As West ably explains, the Marines were ordered to an area of Afghanistan that Britain, which had previously tried to occupy it, had basically ceded to the Taliban. The British left the Americans a single fortified area surrounded by the Taliban; by farmers who were both victims of and collaborators with, the Taliban; and by thousands of IEDs buried in land that was an inhospitable combination of canals, marshes, primitive compounds, and small open fields surrounded by dense foliage. The correct way to have subdued this region, of course, would have to take every piece of modern land and air technology available and go in with guns blazing — perhaps preceded by Israeli-style warnings to non-combatants that they should vacate the land or prepare to die.
What happened instead were Sisyphean Rules of Engagement (“ROEs”) that prohibited Marines from firing offensively, instead limiting them to defensive fire after they’d already run the risk of casualties. Worse, if the Marines sought to engage in any more than a running skirmish in response to shots fired while they were out on patrol, a battalion, not of fellow warriors but of lawyers, had to review the proposed fight plan first to make sure that it didn’t violate the ROEs. Even knowing about this bureaucratic, legalistic twist on warfare, reading about it in One Million Steps is still a shock. It’s just mind-boggling that lawyers were calling the shots in a genuine ground war (as opposed to the lawyer’s usual field of battle — a courtroom). Wars are fluid, dynamic situations; lawyers are stolid, cautious, and risk-averse. To make fighters in the war dependent on lawyers is insane.

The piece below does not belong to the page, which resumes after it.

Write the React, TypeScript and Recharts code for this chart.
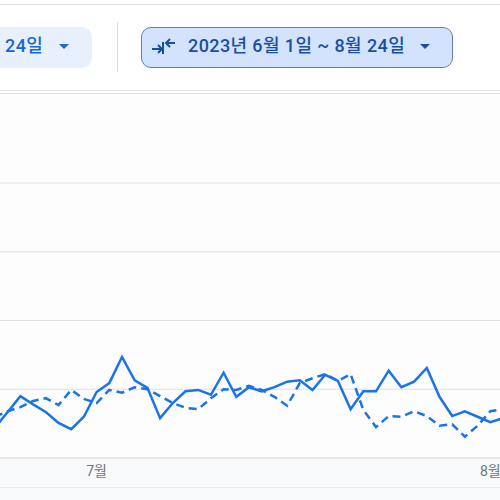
import { LineChart, Line, XAxis, YAxis, CartesianGrid } from "recharts";

// visible window: 6/23 ~ 8/2
const startDay = new Date(2023, 5, 23);
const current = [
  44, 67, 90, 78, 67, 51, 42, 60, 96, 109, 147, 113, 102, 58, 80, 97, 99, 92, 124, 89, 103,
  97, 103, 111, 113, 99, 121, 112, 71, 97, 97, 127, 103, 111, 131, 89, 61, 68, 60, 52, 58,
];
const previous = [
  60, 68, 74, 83, 87, 77, 99, 86, 80, 99, 95, 103, 100, 90, 80, 73, 71, 87, 100, 99, 105,
  99, 89, 76, 109, 116, 122, 112, 122, 70, 45, 61, 60, 68, 61, 47, 49, 31, 47, 68, 71,
];
const yTicks = [0, 100, 200, 300, 400];

const dates = current.map((_, i) => {
  const d = new Date(startDay);
  d.setDate(d.getDate() + i);
  return `${d.getMonth() + 1}-${d.getDate()}`;
});

const data = dates.map((date, i) => ({ date, current: current[i], previous: previous[i] }));

const BLUE = "#1a73e8";

function monthLabel(v: string) {
  const [m, d] = v.split("-");
  return d === "1" ? `${m}월` : "";
}

function Caret({ x, color }: { x: number; color: string }) {
  return (
    <svg style={{ position: "absolute", left: x, top: 43 }} width={12} height={7}>
      <path d="M1 1 L11 1 L6 6 Z" fill={color} />
    </svg>
  );
}

export default function App() {
  return (
    <div
      style={{
        position: "fixed",
        left: 0,
        top: 0,
        width: 500,
        height: 500,
        overflow: "hidden",
        background: "#fff",
        fontFamily: "Roboto, 'Noto Sans CJK KR', sans-serif",
      }}
    >
      <div style={{ position: "absolute", left: 0, top: 4, width: 500, height: 1, background: "#e3e3e3" }} />

      {/* date range buttons */}
      <div
        style={{
          position: "absolute", left: -20, top: 27, width: 112, height: 41,
          background: "#e8f0fe", borderRadius: 10,
        }}
      />
      <div style={{ position: "absolute", left: 5, top: 36, fontSize: 18, lineHeight: "20px", fontWeight: 500, letterSpacing: 0.4, color: "#1967d2" }}>
        24일
      </div>
      <Caret x={58} color="#1967d2" />
      <div style={{ position: "absolute", left: 117, top: 22, width: 1, height: 50, background: "#dadce0" }} />
      <div
        style={{
          position: "absolute", left: 141, top: 27, width: 310, height: 39,
          background: "#d3e3fd", border: "1px solid #5b7fc7", borderRadius: 10,
        }}
      />
      <svg style={{ position: "absolute", left: 151, top: 37 }} width={26} height={18}>
        <path d="M1 12 L11 12 M7 8 L11 12 L7 16" stroke="#1a4fa0" strokeWidth={2} fill="none" />
        <path d="M12 5 L12 17" stroke="#1a4fa0" strokeWidth={2} />
        <path d="M24 6 L15 6 M19 2 L15 6 L19 10" stroke="#1a4fa0" strokeWidth={2} fill="none" />
      </svg>
      <div style={{ position: "absolute", left: 188, top: 36, fontSize: 18, lineHeight: "20px", fontWeight: 500, letterSpacing: 0.4, color: "#1a4fa0", whiteSpace: "nowrap" }}>
        2023년 6월 1일 ~ 8월 24일
      </div>
      <Caret x={419} color="#1a4fa0" />

      <div style={{ position: "absolute", left: 0, top: 90, width: 500, height: 1, background: "#e3e5e8" }} />
      <div style={{ position: "absolute", left: 0, top: 93, width: 500, height: 365, background: "#fdfdfd", borderTop: "1px solid #dadce0" }} />
      <div style={{ position: "absolute", left: 0, top: 459, width: 500, height: 41, background: "#f8f9fa" }} />
      <div style={{ position: "absolute", left: 0, top: 487, width: 500, height: 1, background: "#e8eaed" }} />

      <div style={{ position: "absolute", left: -5, top: 178 }}>
        <LineChart width={508} height={310} data={data} margin={{ top: 5, right: 0, bottom: 0, left: 0 }}>
          <CartesianGrid vertical={false} stroke="#e0e0e0" />
          <XAxis
            dataKey="date"
            scale="point"
            interval={0}
            height={30}
            tickLine={false}
            axisLine={{ stroke: "#dadce0" }}
            tick={{ fontSize: 14, fill: "#70757a" }}
            tickFormatter={monthLabel}
          />
          <YAxis hide domain={[0, 400]} ticks={yTicks} />
          <Line
            type="linear"
            dataKey="previous"
            stroke={BLUE}
            strokeWidth={2.5}
            strokeDasharray="8 5"
            dot={false}
            isAnimationActive={false}
          />
          <Line type="linear" dataKey="current" stroke={BLUE} strokeWidth={2.5} dot={false} isAnimationActive={false} />
        </LineChart>
      </div>
    </div>
  );
}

Even worse for the Marines in Sangin was that they were fighting under a Commander-in-Chief who was committed to defeat and retreat. That these young men willingly put themselves in the line of fire every day, day after day, under the most dreadful circumstances, all in service of a Commander who had already erased the word victory from his vocabulary, and who would soon spell out for the enemy the exact date and circumstances of the surrender is another mind-boggler.
Despite the adversity pressing down on them, the Marines in Battalion 3/5 never lost their commitment to the Marine ethos. Whatever the job demanded of them, no matter how pointless, quixotic, or dangerous, they would do their best to get the job done. Using a combination of brute strength, craftiness, and moral and physical courage, all under the umbrella of masterful leadership that encouraged both team playing and personal responsibility, they went out every single day through hostile Sangin territory and killed the Taliban in a perpetual game of whack-a-mole . . . only in this game, the mole was doing its best to whack back.
One of the strengths of West’s writing is his own service as a Marine forty-years before. West has a visceral understanding of what faces a grunt fighting an often chimerical enemy who observes no rules of war; who has the entire untouchable civilian community under his thumb; and who has had years to prepare the ground for war in the enemies’ favor. Although West’s language never becomes heated or bombastic, his descriptions of the Marines’ circumstances are vivid, realistic, and manifestly accurate. West is manifestly not a desk jockey suddenly playing with the big boys.
West also conveys admirably the strong connection between the individual Marines, all of whom are stuck in the middle of nowhere, seeing their comrades fall in often fatal and always devastating welters of blood, and putting their lives on the line every day. While these young men’s peers are at college, or holding down jobs, or just slacking off, these men, all of whom are volunteers, are living by the rules their much-admired Sargeant Matt Abbate wrote on a piece of plywood that he then hammered onto a wall:
1) Young warriors die
2) You cannot change Rule #1
3) Someone must walk the point (where you are sure to die)
4) Nothing matters more than thy brethren . . . thou shalt protect no matter what
5) Going out in a hail of gunfire . . . pop dem nugs until they body runs dry of blood . . . AND LOOK HELLASICK
Another great virtue of West’s writing is that each of the young men he mentions, even if only briefly, is a real person. West is not a Marxist who sees soldiers as cogs, units, victims, representatives of their race or class, statistics, or any other socialist group designation. To him, each is an individual with a name and a story. Moreover, to the extent too many of these young men died, each is a person who deserves the dignity of being remembered once more as the person he was, someone with hopes, family, and plans for a future that was never realized.
One Million Steps often makes for painful reading because we are seeing a tragedy play out in real-time. At the national level, the Marines were contending with two administrations that were, and have continued to be, terrified of the prospect of fighting a full-blooded war. Worse, the second of these two administrations was frightened even of the possibility of victory. Serving on the ground under this schizophrenic, neurotic, diffident, sclerotic bureaucracy were men who, for whatever reason (a thirst for adventure, a fear of boredom, a craving for the camaraderie that only military services brings), chose to fight in an army governed by fear, constrained by counter-productive rules, and opposed to victory. There is no way this could end well.
Nevertheless, uncomfortable reading or not, Bing West’s One Million Steps: A Marine Platoon at War is a book that deserves to be read. We need to read it to understand the nature of our enemy, even if our political class continues to turn a blind eye. We need to read it to appreciate that this country is still capable of producing men of high-caliber, discipline, commitment and bravery. And lastly, we need to read it because young men, tucked away in a forgotten corner of an unpopular war, deserve to be recognized for their courage and sacrifice.